- _PROBLEM_:
Restate the listing below word for word, omitting any images.

- _DATASET EXTRACT_:
-- BEGIN --

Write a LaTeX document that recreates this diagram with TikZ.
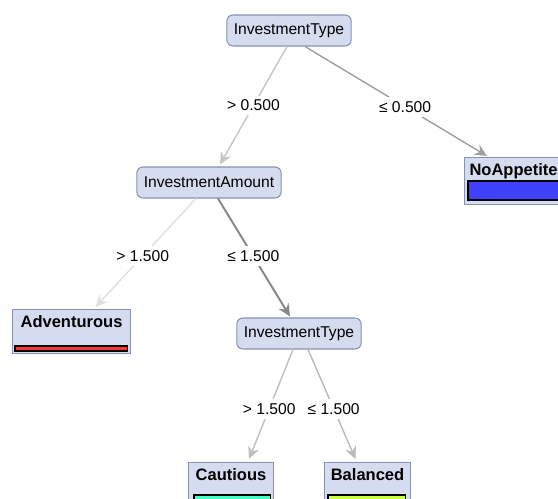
\documentclass[tikz,border=0pt]{standalone}
\usepackage{fontspec}
\setmainfont{Liberation Sans}
\usepackage{xcolor}
\usetikzlibrary{arrows.meta,calc}
\definecolor{nodeFill}{HTML}{D6DCF0}
\definecolor{nodeLine}{HTML}{8792B2}
\definecolor{barBlue}{HTML}{4040FF}
\definecolor{barRed}{HTML}{FF3434}
\definecolor{barMint}{HTML}{44FFC4}
\definecolor{barLime}{HTML}{CCFF40}

\begin{document}
\begin{tikzpicture}[x=0.02cm, y=-0.02cm]
    \fontsize{8.9}{10}\selectfont
    \useasboundingbox (0,0) rectangle (558,499);
    \clip (0,0) rectangle (558,499);

    % Shapes
    \tikzstyle{split}=[rectangle, rounded corners=3.5pt, draw=nodeLine, fill=nodeFill, line width=0.6pt, minimum height=0.62cm, inner xsep=0.14cm]
    \tikzstyle{leaf}=[rectangle, draw=nodeLine, fill=nodeFill, line width=0.6pt, anchor=north west, font=\fontsize{9.4}{10}\selectfont\bfseries, text height=0.27cm, text depth=0.43cm, inner ysep=0.09cm, inner xsep=0.1cm]
    \tikzstyle{bar}=[draw=black, line width=0.6pt]
    \tikzstyle{branch}=[line width=0.8pt, -{Stealth[length=7pt, width=6.5pt, inset=2.4pt]}]
    \tikzstyle{cond}=[fill=white, inner sep=2.5pt, text=black]

    % Splits
    \node[split] at (289,30.5) (rootType) {InvestmentType};
    \node[split] at (209,182.5) (nodeAmount) {InvestmentAmount};
    \node[split] at (299,333.5) (nodeType) {InvestmentType};

    % Leaves
    \node[leaf, minimum width=1.96cm, text depth=0.49cm] at (464,157) (leafNo) {NoAppetite};
    \node[leaf, minimum width=2.36cm] at (12,309) (leafAdv) {Adventurous};
    \node[leaf, minimum width=1.7cm] at (188,462) (leafCau) {Cautious};
    \node[leaf, minimum width=1.72cm] at (324,462) (leafBal) {Balanced};

    % Bars
    \draw[bar, fill=barBlue] ([shift={(4,24)}]leafNo.north west) rectangle ([shift={(-4,43)}]leafNo.north east);
    \draw[bar, fill=barRed] ([shift={(3,37)}]leafAdv.north west) rectangle ([shift={(-4,42)}]leafAdv.north east);
    \draw[bar, fill=barMint] ([shift={(6,33)}]leafCau.north west) rectangle ([shift={(-4,40)}]leafCau.north east);
    \draw[bar, fill=barLime] ([shift={(4,33)}]leafBal.north west) rectangle ([shift={(-6,40)}]leafBal.north east);

    % Arrows
    \draw[branch, gray!45] ([shift={(-2,0)}]rootType.south) -- node[cond, pos=0.5] {> 0.500} ([shift={(11,-2)}]nodeAmount.north);
    \draw[branch, gray!75] ([shift={(16,0)}]rootType.south) -- node[cond, pos=0.55] {≤ 0.500} ([shift={(23,-1)}]leafNo.north west);
    \draw[branch, gray!25] ([shift={(-13,0)}]nodeAmount.south) -- node[cond, pos=0.53] {> 1.500} ([shift={(24,-2)}]leafAdv.north);
    \draw[branch, gray!95, line width=1.1pt] ([shift={(9,0)}]nodeAmount.south) -- node[cond, pos=0.49] {≤ 1.500} ([shift={(-9,-1)}]nodeType.north);
    \draw[branch, gray!50] ([shift={(-6,0)}]nodeType.south) -- node[cond, pos=0.54] {> 1.500} ([shift={(18,-3)}]leafCau.north);
    \draw[branch, gray!55] ([shift={(9,0)}]nodeType.south) -- node[cond, pos=0.54] {≤ 1.500} ([shift={(-12,-3)}]leafBal.north);
\end{tikzpicture}
\end{document}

-- END --

- _RESPONSE_:
Write a LaTeX document that recreates this diagram with TikZ.
\documentclass[tikz,border=0pt]{standalone}
\usepackage{fontspec}
\setmainfont{Liberation Sans}
\usepackage{xcolor}
\usetikzlibrary{arrows.meta,calc}
\definecolor{nodeFill}{HTML}{D6DCF0}
\definecolor{nodeLine}{HTML}{8792B2}
\definecolor{barBlue}{HTML}{4040FF}
\definecolor{barRed}{HTML}{FF3434}
\definecolor{barMint}{HTML}{44FFC4}
\definecolor{barLime}{HTML}{CCFF40}

\begin{document}
\begin{tikzpicture}[x=0.02cm, y=-0.02cm]
    \fontsize{8.9}{10}\selectfont
    \useasboundingbox (0,0) rectangle (558,499);
    \clip (0,0) rectangle (558,499);

    % Shapes
    \tikzstyle{split}=[rectangle, rounded corners=3.5pt, draw=nodeLine, fill=nodeFill, line width=0.6pt, minimum height=0.62cm, inner xsep=0.14cm]
    \tikzstyle{leaf}=[rectangle, draw=nodeLine, fill=nodeFill, line width=0.6pt, anchor=north west, font=\fontsize{9.4}{10}\selectfont\bfseries, text height=0.27cm, text depth=0.43cm, inner ysep=0.09cm, inner xsep=0.1cm]
    \tikzstyle{bar}=[draw=black, line width=0.6pt]
    \tikzstyle{branch}=[line width=0.8pt, -{Stealth[length=7pt, width=6.5pt, inset=2.4pt]}]
    \tikzstyle{cond}=[fill=white, inner sep=2.5pt, text=black]

    % Splits
    \node[split] at (289,30.5) (rootType) {InvestmentType};
    \node[split] at (209,182.5) (nodeAmount) {InvestmentAmount};
    \node[split] at (299,333.5) (nodeType) {InvestmentType};

    % Leaves
    \node[leaf, minimum width=1.96cm, text depth=0.49cm] at (464,157) (leafNo) {NoAppetite};
    \node[leaf, minimum width=2.36cm] at (12,309) (leafAdv) {Adventurous};
    \node[leaf, minimum width=1.7cm] at (188,462) (leafCau) {Cautious};
    \node[leaf, minimum width=1.72cm] at (324,462) (leafBal) {Balanced};

    % Bars
    \draw[bar, fill=barBlue] ([shift={(4,24)}]leafNo.north west) rectangle ([shift={(-4,43)}]leafNo.north east);
    \draw[bar, fill=barRed] ([shift={(3,37)}]leafAdv.north west) rectangle ([shift={(-4,42)}]leafAdv.north east);
    \draw[bar, fill=barMint] ([shift={(6,33)}]leafCau.north west) rectangle ([shift={(-4,40)}]leafCau.north east);
    \draw[bar, fill=barLime] ([shift={(4,33)}]leafBal.north west) rectangle ([shift={(-6,40)}]leafBal.north east);

    % Arrows
    \draw[branch, gray!45] ([shift={(-2,0)}]rootType.south) -- node[cond, pos=0.5] {> 0.500} ([shift={(11,-2)}]nodeAmount.north);
    \draw[branch, gray!75] ([shift={(16,0)}]rootType.south) -- node[cond, pos=0.55] {≤ 0.500} ([shift={(23,-1)}]leafNo.north west);
    \draw[branch, gray!25] ([shift={(-13,0)}]nodeAmount.south) -- node[cond, pos=0.53] {> 1.500} ([shift={(24,-2)}]leafAdv.north);
    \draw[branch, gray!95, line width=1.1pt] ([shift={(9,0)}]nodeAmount.south) -- node[cond, pos=0.49] {≤ 1.500} ([shift={(-9,-1)}]nodeType.north);
    \draw[branch, gray!50] ([shift={(-6,0)}]nodeType.south) -- node[cond, pos=0.54] {> 1.500} ([shift={(18,-3)}]leafCau.north);
    \draw[branch, gray!55] ([shift={(9,0)}]nodeType.south) -- node[cond, pos=0.54] {≤ 1.500} ([shift={(-12,-3)}]leafBal.north);
\end{tikzpicture}
\end{document}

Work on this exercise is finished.